Note that above we explicitly indicate the dependence on \(\mathcal{Z}\) in \(P(X_1|X_2, \mathcal{Z})\), which was left implicit in the factor graph. Substituting this back in, we get a conditional multiplied with a smaller factor graph that no longer involves \(X_1\), and we can recurse:

(3.40)#\[\begin{equation} \begin{aligned} P(\mathcal{X}|\mathcal{Z}) &\propto P(X_1|X_2, \mathcal{Z}) ~~ \{ \tau(X_2) \phi_4(X_2)\phi_5(X_2, X_{3})\phi_6(X_3)\} \\ &\propto P(X_1|X_2, \mathcal{Z}) P(X_2 | X_{3}, \mathcal{Z}) ~~ \{\tau(X_{3})\phi_6(X_3)\} \\ &\propto P(X_1|X_2, \mathcal{Z}) P(X_2 | X_{3}, \mathcal{Z}) P(X_3| \mathcal{Z}). \end{aligned} \end{equation}\]

Each of the three conditionals above was computed by implementing the chain rule, which is a simple calculation in the case of discrete factors.

3.4.10. Sum-Product in GTSAM#

In GTSAM, once again the sum-product is but a simple call to the sumProduct method of a factor graph. It yields a DiscreteBayes net which encodes the full posterior distribution:

#| caption: The full posterior encoded as a Bayes net.
#| label: fig:posterior_bn
posterior = graph.sumProduct()
show(posterior, hints={"X": 1})

_images/83416f5340d15844ad5101e99e8689f0aa634753a185f830cba77d63e07c5de2.svg

One of the things we can do with this exact posterior is sample from it, which generates one possible state history conditioned on the available sensor measurements and the known action sequence:

sample = posterior.sample()
pretty(sample)

Variable	value
X1	Dining Room
X2	Dining Room
X3	Kitchen

3.4.11. Sampling and Posterior Means*#

Bayesian reasoning at its best.

When we can produce samples \(\mathcal{X}^{(s)}\) from a posterior \(P(\mathcal{X}|\mathcal{Z})\), we can calculate the empirical mean of any real-valued function \(f(\mathcal{X})\) as follows,

(3.41)#\[\begin{equation} E_{P(\mathcal{X}|\mathcal{Z})}[f(x)]\approx \frac{1}{N}\sum f(\mathcal{X}^{(s)}), \end{equation}\]

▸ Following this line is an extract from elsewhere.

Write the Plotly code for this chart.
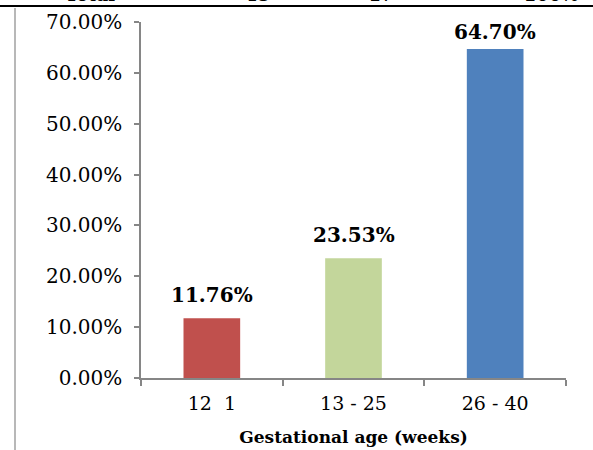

where \(N\) is the number of samples. For example, we can calculate the posterior mean of how far the robot traveled, either in Euclidean or Manhattan distance, using this approach. Doing this will provide a more reliable estimate than merely calculating the distance for the MAP value, since this approach averages over the entire probability distribution rather than just using a single (albeit most probable) estimate.

For example, the code below samples 1000 alternate state histories, parallel universes of what could have happened:

counts = np.zeros((3, 5))
num_samples = 1000
for i in range(num_samples):
    sample = posterior.sample()
    for k in range(1,3+1):
        key = X[k][0]
        room_index = sample[key]
        counts[k-1][room_index] += 1 # base 0!

Posterior means give us a way to summarize these 1000 alternate histories some way other than just printing them all out. One idea is to summarize, for every time step, what the probability is to be in a particular room. It turns out we can do this with a one-liner, because we kept track of counts in the code above:

pd.DataFrame(data=100*counts/num_samples,
             index=range(1, N+1), columns=vacuum.rooms)

	Living Room	Kitchen	Office	Hallway	Dining Room
1	3.3	1.4	3.8	80.6	10.9
2	0.9	3.8	0.8	5.0	89.5
3	5.9	90.7	0.8	0.0	2.6

These approximate marginals say how probable it is that the robot was in a particular room at a particular time step. This is much richer information that what is available in the MAP value, which is just a point estimate for the trajectory.

3.4.11.1. Exercise#

Execute the code above multiple times and observe that you do get different realizations (almost) every time, but that the approximate marginals stay roughly the same.

3.4.12. GTSAM 101#

The GTSAM concepts used in this section, explained.

We created, for the first time, an instance of the DiscreteFactorGraph class. The constructor is trivial - takes no arguments. To add factors, we can use the following methods:

add(self, j: Tuple[int, int], spec: str) -> None
add(self, j: Tuple[int, int], spec: List[float]) -> None
add(self, keys: List[Tuple[int, int]], spec: str) -> None

These are very similar to the DiscreteBayesNet methods, but in factor graphs there is a distinction between frontal and parent values, so we just have a key, or a list of keys as in the last method.

Two key factor graph methods we used above are optimize and sumProduct:

- optimize(self) -> gtsam::DiscreteValues
- sumProduct(self) -> gtsam.DiscreteBayesNet

The first one returns the MAP value as an assignment to discrete variables, whereas the second returns an entire Bayes net, encoding the posterior.